Octane Fitness, a maker of exercise equipment, was sued by competitor Icon Health and Fitness for infringing a patent. A US district court rejected the claims but denied Octane’s calls for attorneys’ fees under § 285.

The US Court of Appeals for the Federal Circuit, which later backed the fee rejection, relied on a case called Brooks Furniture, in which it defined an “exceptional case” as involving either “material inappropriate conduct” or being both “objectively baseless” and “brought in subjective bad faith”.

But the Supreme Court said the Brooks Furniture framework is “unduly rigid” and impeded the discretion of district courts.

Overturning the Federal Circuit’s ruling, the Supreme Court held that an “exceptional” case is “simply one that stands out from others with respect to the substantive strength of a party’s litigating position … or the unreasonable manner in which the case was litigated”.

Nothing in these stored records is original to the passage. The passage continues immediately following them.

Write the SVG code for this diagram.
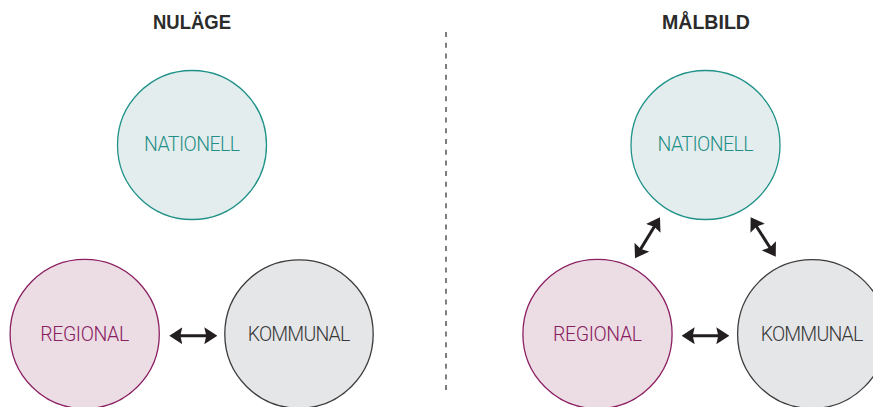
<svg xmlns="http://www.w3.org/2000/svg" width="873" height="407" viewBox="0 0 873 407">
  <style>
    .head { font-family: "Liberation Sans", Arial, sans-serif; font-weight: bold; font-size: 19.5px; fill: #2b2b2b; text-anchor: middle; }
    .lbl { font-family: Roboto, "Liberation Sans", sans-serif; font-weight: 300; font-size: 19.5px; text-anchor: middle; }
    .nat circle { fill: #e4eded; stroke: #1f9289; stroke-width: 1.3; }
    .nat text { fill: #1f8f87; }
    .reg circle { fill: #ecdde4; stroke: #8b1e62; stroke-width: 1.3; }
    .reg text { fill: #88205f; }
    .kom circle { fill: #e5e6e8; stroke: #3c3c3c; stroke-width: 1.3; }
    .kom text { fill: #383838; }
    .link { stroke: #231f20; stroke-width: 3; fill: none; marker-start: url(#tip); marker-end: url(#tip); }
    .divider { stroke: #3a3a3a; stroke-width: 1.3; stroke-dasharray: 5 5.7; }
  </style>
  <defs>
    <marker id="tip" viewBox="0 0 13 17" refX="9" refY="8.5" markerWidth="13" markerHeight="17" markerUnits="userSpaceOnUse" orient="auto-start-reverse">
      <path d="M0,0 L13,8.5 L0,17 L2,8.5 Z" fill="#231f20"/>
    </marker>
  </defs>

  <!-- section titles -->
  <text class="head" x="192" y="28.5" textLength="78" lengthAdjust="spacingAndGlyphs">NULÄGE</text>
  <text class="head" x="706" y="28.5" textLength="88" lengthAdjust="spacingAndGlyphs">MÅLBILD</text>

  <!-- divider between the two states -->
  <line class="divider" x1="446" y1="32" x2="446" y2="391"/>

  <!-- current state -->
  <g id="nationell-nu" class="nat">
    <circle cx="192" cy="145" r="74.5"/>
    <text class="lbl" x="192" y="151" textLength="96" lengthAdjust="spacing">NATIONELL</text>
  </g>
  <g id="regional-nu" class="reg">
    <circle cx="84.7" cy="334" r="74.6"/>
    <text class="lbl" x="84.7" y="341" textLength="89" lengthAdjust="spacing">REGIONAL</text>
  </g>
  <g id="kommunal-nu" class="kom">
    <circle cx="299" cy="334" r="74.2"/>
    <text class="lbl" x="299" y="341" textLength="102.5" lengthAdjust="spacing">KOMMUNAL</text>
  </g>

  <!-- target state -->
  <g id="nationell-mal" class="nat">
    <circle cx="705.5" cy="145" r="74.5"/>
    <text class="lbl" x="705.5" y="151" textLength="96" lengthAdjust="spacing">NATIONELL</text>
  </g>
  <g id="regional-mal" class="reg">
    <circle cx="597.5" cy="334" r="74.6"/>
    <text class="lbl" x="597.5" y="341" textLength="89" lengthAdjust="spacing">REGIONAL</text>
  </g>
  <g id="kommunal-mal" class="kom">
    <circle cx="812" cy="334" r="74.4"/>
    <text class="lbl" x="812" y="341" textLength="102.5" lengthAdjust="spacing">KOMMUNAL</text>
  </g>

  <!-- connectors -->
  <g id="connectors">
    <line class="link" x1="173.3" y1="335.7" x2="213.3" y2="335.7"/>
    <line class="link" x1="685.7" y1="335.7" x2="725.3" y2="335.7"/>
    <line class="link" x1="657.9" y1="220.7" x2="637.1" y2="254.9"/>
    <line class="link" x1="752.8" y1="220.7" x2="773.6" y2="253.3"/>
  </g>
</svg>
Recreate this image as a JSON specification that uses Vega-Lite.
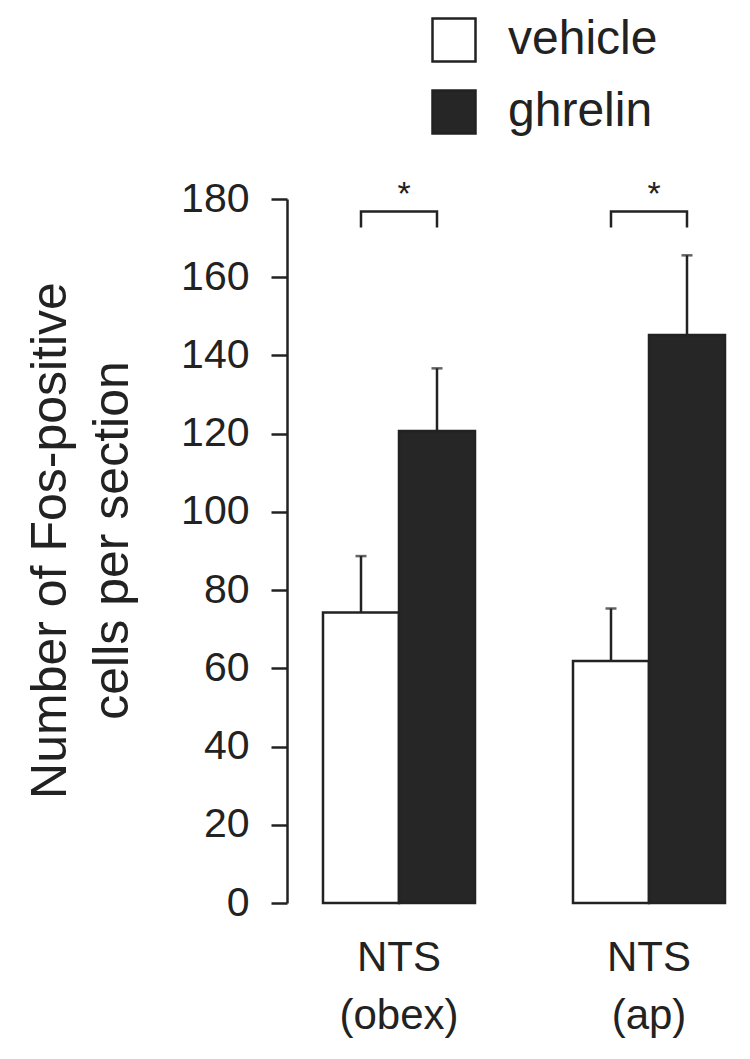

In the second case, health insurer Highmark was sued by Allcare Health Management Systems, which claimed that Highmark's data systems infringed a patent covering computerised information-management systems.

A US district court agreed that the suit was exceptionally baseless and awarded Highmark all its attorneys’ fees. On appeal, however, the Federal Circuit partially vacated this award, ruling that “objectively baseless” is a question of law subject to de novo review.

But according to the Supreme Court, which said the Highmark decision followed directly from Octane, an appellate court should instead apply an “abuse-of-discretion” standard when reviewing all aspects of a district court’s § 285 finding.

Cindy Kernick,partner at Reed Smith who represented Highmark in its dispute, said both rulings will make patentees, especially non-practising entities, “stop to think about the true merits of infringement claims before they are asserted.”

While this may be true, district courts might also react to defensive positions asserted by accused infringers that are viewed as having “questionable merit” or where a party “merely asserts any defence under the sun hoping that it will stick,” said Jeanne Gills, partner at Foley & Lardner LLP.

Nevertheless, she said, the decisions are likely to spark an increase in the number of § 285 fee awards sought by prevailing defendants, particularly those that win “across the board” on non-infringement, invalidity or some other defence.

Despite a probable rise in § 285 cases, there will not necessarily be an increase in successful claims, said Orion Armon, partner at Cooley LLP.

“Even under a lower legal standard and lower burden of proof, fee awards are only available when there’s a final judgment. The vast majority of cases settle, so most litigants won’t get an opportunity to raise the issue.

“Even when a final judgment is entered, litigation outcomes are often mixed, so a key question litigated in fee motions will be determining who the prevailing party is,” he said.

The two cases are expected to return to the district court.